(U KNOW)What the deal is
今月は、訃報が2つあった。アイザック・へイズ、本物のヘッズであれば彼を知らない者はいないし、知らなくても多くのヒップホップのトラックで彼の楽曲がサンプルされているので、そのサウンドを聞いた者も多いだろう。スタックス・レコードというメンフィスの名門レーベルで作曲をパートナーのデイヴィット・ポーターと共に手掛け、数々のヒットを書き、自らのソロ・アルバムでは独自の世界観と、サウンド、そしてソウル・ムーヴメントの中心人物の一人ともなった。その彼が8月10日、メンフィスの自宅の床で死亡しているのが見つかった。皮肉にも8月15日にスタックスの50周年を記念したイヴェントが行われる。65歳だった。もう一人は、シカゴ出身のコメディアン/俳優のバーニー・マック。
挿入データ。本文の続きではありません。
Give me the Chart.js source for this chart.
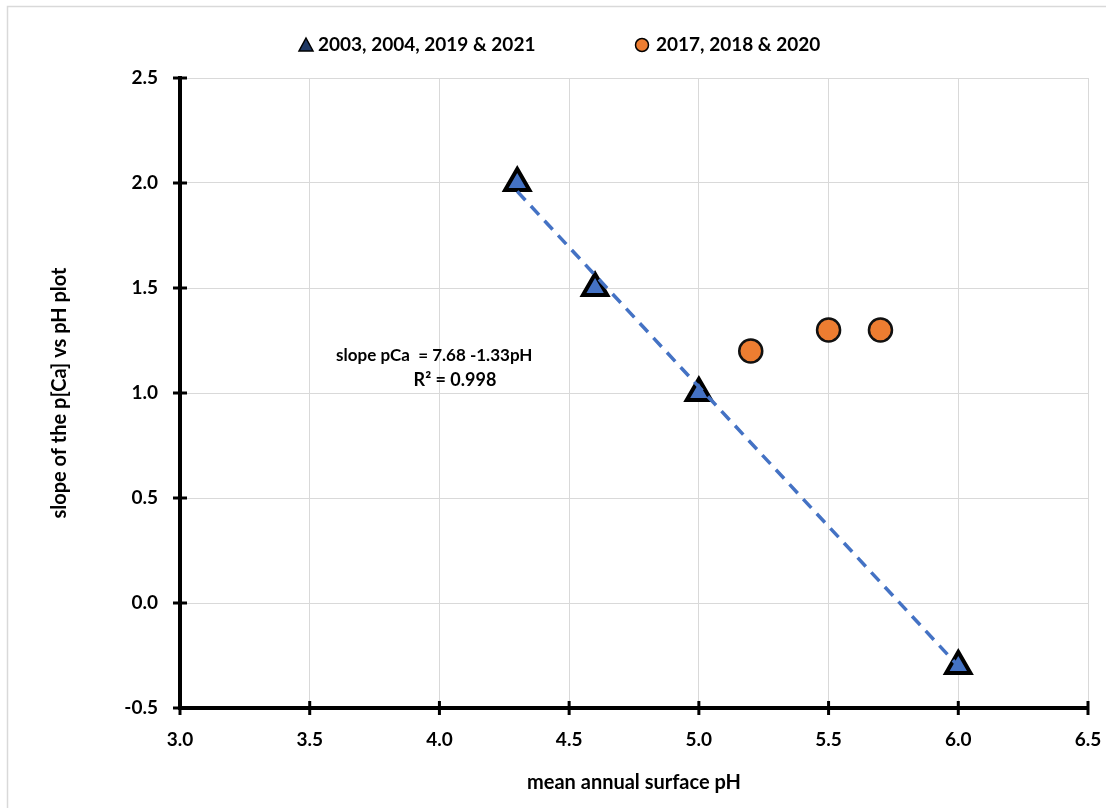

前日の9日、肺炎をこじらせ亡くなった。Bボーイには彼が出演した映画、『Who Is The Man?』や『Friday』での存在感を知っているだろう。最近は『Ocean's 11』シリーズなどで、ハリウッドでも大物に昇格していたところだった。冥福を祈りたい。
●今月のジャム
ロックステディのポップマスター・フェーブルが主催するブロンクスはクロトナ・パークのジャムが今年も開催された。7月の毎週木曜日、オールド・スクールDJ達が昔ながらの公園でのジャムを行うシリーズのイヴェントで、今年もシオドロ、レッド・アラート、ジャジー・ジェイ、キャッシュ・マニー、ロード・フィネスなどが2つのターンテーブルをロックした。MC陣にビジー・ビー、キャズ、なんと、ペブリー・プーにTラ・ロックがマイクなどが登場、地元の昔のジャムを知らない子供から、高齢化が進むオリジナルのパーティ・ピープルが夏の夜を楽しんだ。殆どのDJがヴァイナルを使用するという最近では見られなくなった光景もリアル?
●今月のジャム2
そのクロトナ・パークのアフター・パーティとして、最終日にやはりブロンクスのレッド・ラウンジにてジャジー・ジェイが「Return To The True School」と銘打ったパーティを開いた。ライヴも行われ、ブランド・ニュビアン、Tラ・ロック、久しぶりのポジティヴKが、会場を大いに盛り上げた。$20という入場料は、時代の流れを感じさせずには居られなかった?
●今月のプロテスト
7月23日にアメリカのTVネットワーク、フォックスのオフィスの前で、フォックスが続ける大統領候補、バラック・オバマのネガティヴな報道に抗議する黒人を中心としたグループ、ムーヴオンとカラー・オヴ・チェンジという団体が集会を行った。彼等のスポークスマンによると、この集会は、フォックスはオバマ候補に対するコメントや、報道の仕方が人種差別的であり、今後そういったオバマ氏を中傷する様な報道を差し止めを要求する趣旨という。60万もの署名も集め、ナズもこの集会に参加し、違う形でマイクを握り、参加者を煽動した?
●今月の写真
白人ラッパー、パイオニアのロード・スカッチことライターでもあるキヨの41歳の誕生日を祝ったパーティのフライヤー。DJにボビートやロード・シアーなどが予定されている。しばらくのブランクを経て、モンスター・アイランドや初の!ソロ・アルバム等の録音を予定しているらしい?